Having worked as the council’s education porogram associate since April, Farrell’s previous experience in non-profit ventures as both a teaching artist and camp counselor has been augmented by her time witnessing firsthand just how much work goes on behind the administrative scenes.

“I think this is true everywhere but there always so much to do but never enough time or manpower to do it but within the couple of months I’ve been there, I’ve seen the women at the helm of this organization really do it all,” she said. “There’s so much good that this particular organization is trying to make happen in the community.”

Farrell has been a fixture in the area for awhile now—she lived in Plainsboro for awhile and also worked in the WW-P School District Community Education Department.

While she’s entrenched in the arts council’s goings-on during the day, Farrell’s heart has been in the performance arts since her last year as a high school student; by the time she graduated, she knew that theater was her calling. She quickly made the transition from a high school senior who had just found her passion to a college freshmen who found her way into the theatrical arts at Eastern University.
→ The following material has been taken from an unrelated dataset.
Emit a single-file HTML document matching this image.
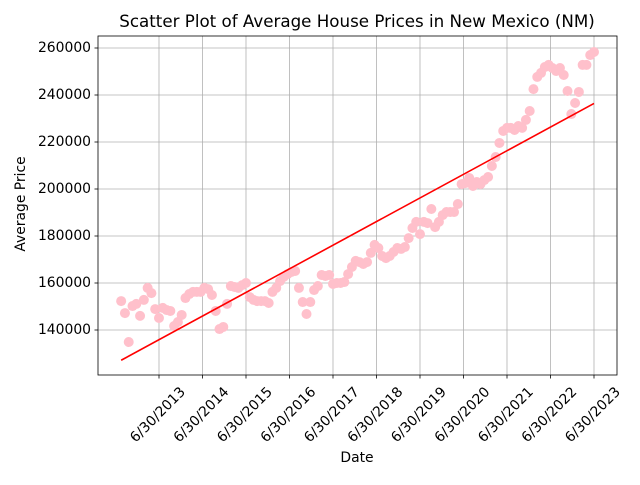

“There’s something about being able to step into someone else’s shoes in a way that requires me to really get to know what a character is feeling in certain moments that makes me want to do it again and again,” Farrell said. “This art of learning how to empathize and breathe life into something and sharing that, it’s something innate in human nature that’s a part of us. We want to tell stories and we want to create something unique, and the biggest part of that is being able to create another being and put it on stage, and then for me to come out of that experience understanding little more about humanity.”

The Christian college situated near Philadelphia proved to be fertile formative grounds for Farrell, as its theater program shaped her approach to the art she loved—though she admits that the full impact of her time as a student and well-rounded thespian who was trained to be equally adept both on stage and behind the scenes didn’t fully register until after she graduated in 2012.
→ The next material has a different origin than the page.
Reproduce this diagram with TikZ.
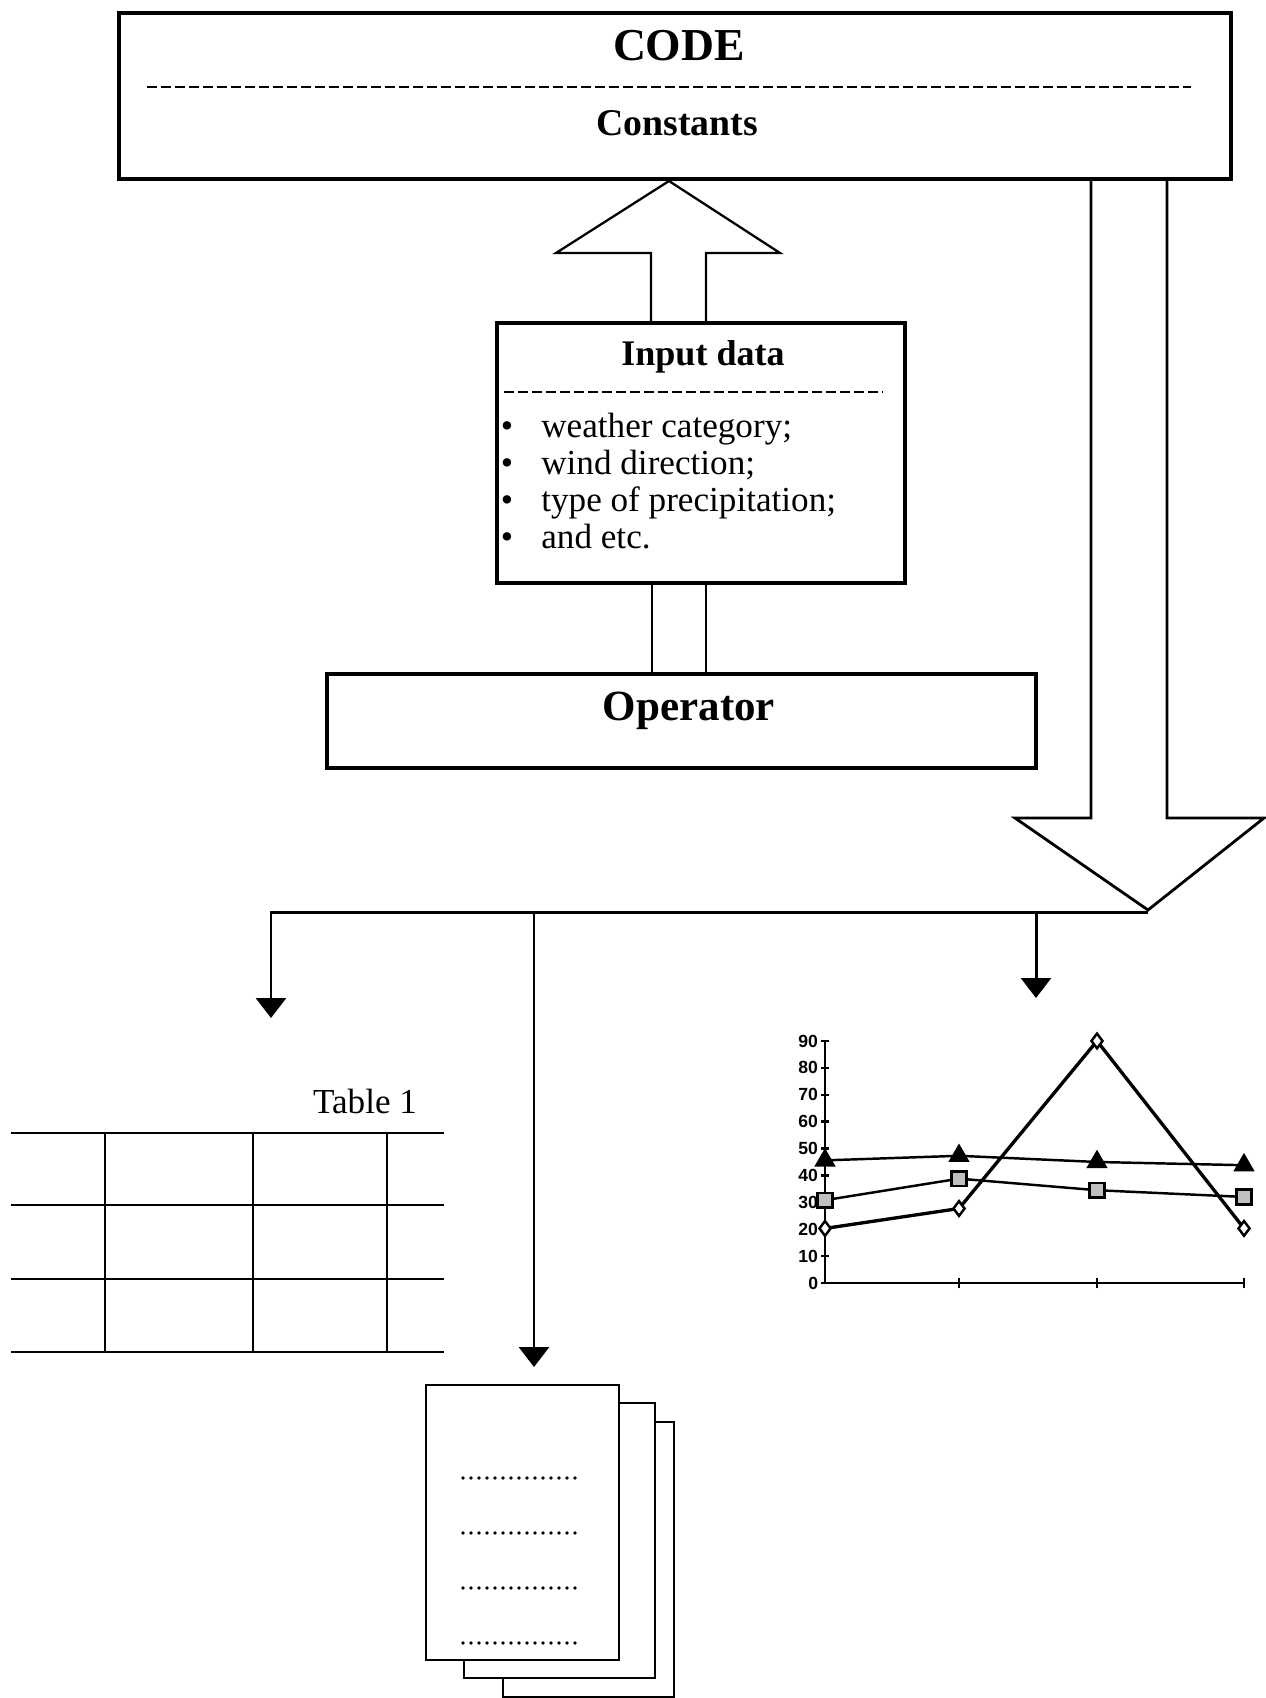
\documentclass[tikz,border=0pt]{standalone}
\usepackage{fontspec}
\setmainfont{Liberation Serif}
\newfontfamily\chartfont{Liberation Sans}
\usetikzlibrary{arrows.meta,plotmarks}

\begin{document}
\begin{tikzpicture}[
  x=0.02cm, y=-0.02cm,
  box/.style 2 args={draw, line width=2.2pt, minimum width=#1, minimum height=#2, inner sep=0pt},
  head/.style={font=\fontsize{#1}{#1}\selectfont\bfseries, anchor=base},
  sep/.style={line width=1.5pt, dash pattern=on 0.2cm off 0.08cm},
  hollow/.style={line width=#1, line join=miter},
  item/.style={font=\fontsize{20}{24}\selectfont, anchor=base west, inner sep=0pt},
  bul/.style={font=\fontsize{20}{24}\selectfont, anchor=base, inner sep=0pt},
  link/.style={line width=1.7pt, -{Triangle[width=0.6cm,length=0.4cm]}},
  grid/.style={line width=1.3pt},
  sheet/.style={draw, fill=white, line width=1.6pt},
  dots/.style={line width=2.1pt, line cap=round, dash pattern=on 0pt off 0.16cm},
  ylab/.style={font=\chartfont\bfseries\fontsize{10}{10}\selectfont, anchor=east, inner sep=1.5pt},
]
\useasboundingbox (0,0) rectangle (1266,1698);
% main boxes
\node[box={22.24cm}{3.32cm}] (code) at (675,96) {};
\node[head=26] (codet) at (679,60) {CODE};
\draw[sep] (147,87) -- (1191,87);
\node[head=21.5] (const) at (677,135) {Constants};
\node[box={8.16cm}{5.2cm}] (input) at (701,453) {};
\node[head=20.5] (inputt) at (703,365) {Input data};
\draw[sep] (504,392) -- (883,392);
\foreach \txt [count=\i] in {weather category;, wind direction;, type of precipitation;, and etc.} {
  \node[bul] (b\i) at (507,{437+37.3*(\i-1)}) {\textbullet};
  \node[item] (t\i) at (541,{437+37.3*(\i-1)}) {\txt};
}
\node[box={14.18cm}{1.88cm}] (oper) at (681.5,721) {};
\node[head=24.5] (opert) at (689,720) {Operator};
% block arrows
\draw[hollow=1.3pt] (651,323) -- (651,253) -- (556,253) -- (669,181) -- (780,253) -- (706,253) -- (706,323);
\draw[hollow=1.3pt] (652,583) -- (652,674) (706,583) -- (706,674);
\draw[hollow=1.6pt] (1091,179) -- (1091,818) -- (1015,818) -- (1148,910) -- (1264,818) -- (1167,818) -- (1167,179);
% outputs
\coordinate (hub) at (1148,912);
\coordinate (tabin) at (271,1018);
\coordinate (docin) at (534,1367);
\coordinate (chartin) at (1036,998);
\draw[link] (hub) -| (tabin);
\draw[link] (hub -| docin) -- (docin);
\draw[link] (hub -| chartin) -- (chartin);
% table
\node[font=\fontsize{20}{24}\selectfont, anchor=base] (tabname) at (365,1113) {Table 1};
\foreach \ty in {1133,1205,1279,1352} \draw[grid] (11,\ty) -- (444,\ty);
\foreach \tx in {105,253,387} \draw[grid] (\tx,1133) -- (\tx,1352);
% chart
\begin{scope}[shift={(825,1283)}, x=0.02cm, y=0.0538cm]
  \draw[line width=1.3pt] (0,90) -- (0,0) -- (419,0);
  \foreach \v in {0,10,...,90} {
    \draw[line width=1.3pt] (-4,\v) -- (4,\v);
    \node[ylab] (y\v) at (-4,\v) {\v};
  }
  \foreach \px in {134,272,419} \draw[line width=1.3pt] (\px,-2) -- (\px,2);
  \draw[line width=1.4pt] plot[mark=triangle*, mark size=5.6pt, mark options={fill=black}] coordinates {(0,45.6) (134,47.3) (272,45) (419,43.8)};
  \draw[line width=1.4pt] plot[mark=square*, mark size=4.2pt, mark options={fill=gray!50, line width=1.4pt}] coordinates {(0,30.8) (134,38.8) (272,34.5) (419,32)};
  \draw[line width=1.9pt] plot[mark=diamond*, mark size=4.2pt, mark options={fill=white, line width=1.4pt}] coordinates {(0,20.3) (134,27.7) (272,90) (419,20.3)};
\end{scope}
% pages
\draw[sheet] (503,1422) rectangle (674,1697);
\draw[sheet] (464,1403) rectangle (655,1678);
\draw[sheet] (426,1385) rectangle (619,1660);
\foreach \dy in {1478,1533,1588,1643} \draw[dots] (463,\dy) -- (577,\dy);
\end{tikzpicture}
\end{document}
“It’s very interesting, the way they do things at Eastern: They’re very much about being process-based instead of just quickly throwing together a performance, putting it up and doing as many shows as we can a year,” she said. “The way we learned to work there was very much about non-verbal communication, and working as an ensemble and having to relying on other actors in the moment. It was steeped in mindfulness—and, of course, I didn’t realize that until after I left.”

Fortunately, part of Eastern’s offerings included a new play workshop that brought together alumni and current students alike in a collaborative approach to bringing wholly unique, one-time-only performances to the college’s stage. The workshops were the brainchild of an older alumna, Liz Carlson; once she headed off to graduate school in 2013, the program’s director Mark Hallen approached Farrell and two of her peers about continuing the tradition.

They accepted, of course, though Hallen passed away later that year. It is partly in memory of their mentor that Farrell and the two budding young performers she met at Eastern, Kendra DeMicco and Ben Hennesey—a trio also known as BKE—are now branching out with the Chalkboard Theatre Project, a company that incorporated in February of this year and was directly inspired by their shared college experience of letting the process guide their art.

A year prior to its incorporation, the Chalkboard Theatre Project made its big leap from the college stage to community outreach. No longer calling its speculative approach to the creative process “workshops” but rather “experiments,” BKE took its flair for the dramatic first to a Philadelphia-area high school and then to one in Colorado, experiences that Farrell said presented exciting new opportunities to work with a younger crop of actors for the first time.

The Chalkboard Theatre Project is now on the precipice of the rapidly approaching next phase of its upward trajectory right on the West Windsor Art Council’s stage: Its inaugural professional theater experiment.

In keeping with the tradition of the new play workshops that helped Farrell and her co-producers hone their own creative processes, the upcoming Sideways Mandate Experiment will throw intimately small groups of writers, directors, and actors into a room with only 24 hours to create an original 10-minute play, totaling five world-premiere productions.

“We’re bringing the best of our collaborators to do this,” Farrell said. “The 21 artists that we have invited are top-notch: They’ve been doing this for years, they know the ins and outs of the 24-hour process, and what it’s like to be closed up with people you have to create something with.”

Much of that abbreviated brainstorming in closed-off rooms will be hosted by Farrell’s church, Plainsboro Presbyterian, and she is grateful that her congregation has been “wildly supportive” of a creative endeavor that’s close to her heart.

“The actual bulk of the process will be happening at the church I attend, which is where we’re going to be staying until some ungodly hours and running around like lunatics,” she said with a laugh.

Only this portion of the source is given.